> **Set exercise**
Look through the data below. Pick out the lines holding the string "chart".
>> begin Data provided
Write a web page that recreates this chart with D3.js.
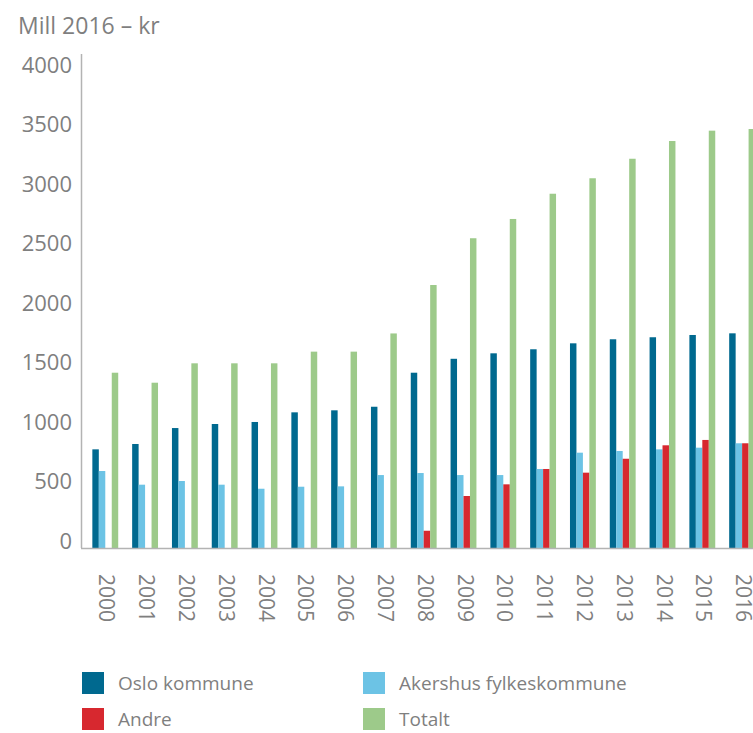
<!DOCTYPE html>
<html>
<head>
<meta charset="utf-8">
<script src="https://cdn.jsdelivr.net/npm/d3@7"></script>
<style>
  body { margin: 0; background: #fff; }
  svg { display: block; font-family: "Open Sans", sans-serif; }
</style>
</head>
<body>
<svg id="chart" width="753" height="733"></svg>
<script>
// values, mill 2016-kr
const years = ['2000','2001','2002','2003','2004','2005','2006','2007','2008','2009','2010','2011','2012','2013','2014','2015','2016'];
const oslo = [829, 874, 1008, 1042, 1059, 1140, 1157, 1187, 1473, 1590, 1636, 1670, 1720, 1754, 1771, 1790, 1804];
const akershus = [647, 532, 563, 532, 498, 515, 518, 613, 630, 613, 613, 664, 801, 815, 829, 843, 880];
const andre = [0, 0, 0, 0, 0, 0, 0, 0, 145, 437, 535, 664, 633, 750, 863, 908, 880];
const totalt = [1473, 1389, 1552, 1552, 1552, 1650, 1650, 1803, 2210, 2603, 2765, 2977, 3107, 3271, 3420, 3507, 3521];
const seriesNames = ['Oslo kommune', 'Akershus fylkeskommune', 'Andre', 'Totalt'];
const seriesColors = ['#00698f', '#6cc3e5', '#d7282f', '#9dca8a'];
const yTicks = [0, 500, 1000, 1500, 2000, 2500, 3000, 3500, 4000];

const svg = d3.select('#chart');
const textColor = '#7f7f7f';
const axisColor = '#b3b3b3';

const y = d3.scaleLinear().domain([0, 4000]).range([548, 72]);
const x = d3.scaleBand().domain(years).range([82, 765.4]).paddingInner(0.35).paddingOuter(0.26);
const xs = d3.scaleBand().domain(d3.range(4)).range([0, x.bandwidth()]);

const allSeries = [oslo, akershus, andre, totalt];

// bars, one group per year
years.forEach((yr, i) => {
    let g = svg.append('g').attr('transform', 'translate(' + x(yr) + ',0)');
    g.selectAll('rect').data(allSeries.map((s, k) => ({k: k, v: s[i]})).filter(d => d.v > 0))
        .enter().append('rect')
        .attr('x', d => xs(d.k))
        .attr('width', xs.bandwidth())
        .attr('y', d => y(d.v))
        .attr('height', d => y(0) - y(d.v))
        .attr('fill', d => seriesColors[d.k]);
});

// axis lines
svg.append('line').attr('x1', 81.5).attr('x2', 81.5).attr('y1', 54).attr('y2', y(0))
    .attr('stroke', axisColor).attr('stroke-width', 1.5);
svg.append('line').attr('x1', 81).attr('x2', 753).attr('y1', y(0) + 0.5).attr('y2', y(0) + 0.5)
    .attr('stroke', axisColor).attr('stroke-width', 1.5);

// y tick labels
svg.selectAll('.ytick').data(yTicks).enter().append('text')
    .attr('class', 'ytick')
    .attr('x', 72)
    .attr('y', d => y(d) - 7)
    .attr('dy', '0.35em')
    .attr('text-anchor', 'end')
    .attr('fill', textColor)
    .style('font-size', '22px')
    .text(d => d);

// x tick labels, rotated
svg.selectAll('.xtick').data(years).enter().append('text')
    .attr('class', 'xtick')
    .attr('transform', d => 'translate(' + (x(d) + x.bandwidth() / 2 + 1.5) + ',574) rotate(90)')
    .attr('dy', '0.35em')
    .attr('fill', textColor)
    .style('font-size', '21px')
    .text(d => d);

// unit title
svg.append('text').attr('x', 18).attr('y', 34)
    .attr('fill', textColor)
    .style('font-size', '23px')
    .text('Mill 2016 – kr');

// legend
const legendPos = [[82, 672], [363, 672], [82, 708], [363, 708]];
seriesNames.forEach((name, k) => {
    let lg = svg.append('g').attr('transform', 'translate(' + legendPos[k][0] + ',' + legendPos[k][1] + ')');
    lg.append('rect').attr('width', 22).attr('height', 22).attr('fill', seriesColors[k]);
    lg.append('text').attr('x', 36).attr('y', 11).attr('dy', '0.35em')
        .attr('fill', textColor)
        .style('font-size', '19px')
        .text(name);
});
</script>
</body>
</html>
>> end Data provided
> **Reply to the task**
Write a web page that recreates this chart with D3.js.
<svg id="chart" width="753" height="733"></svg>
const svg = d3.select('#chart');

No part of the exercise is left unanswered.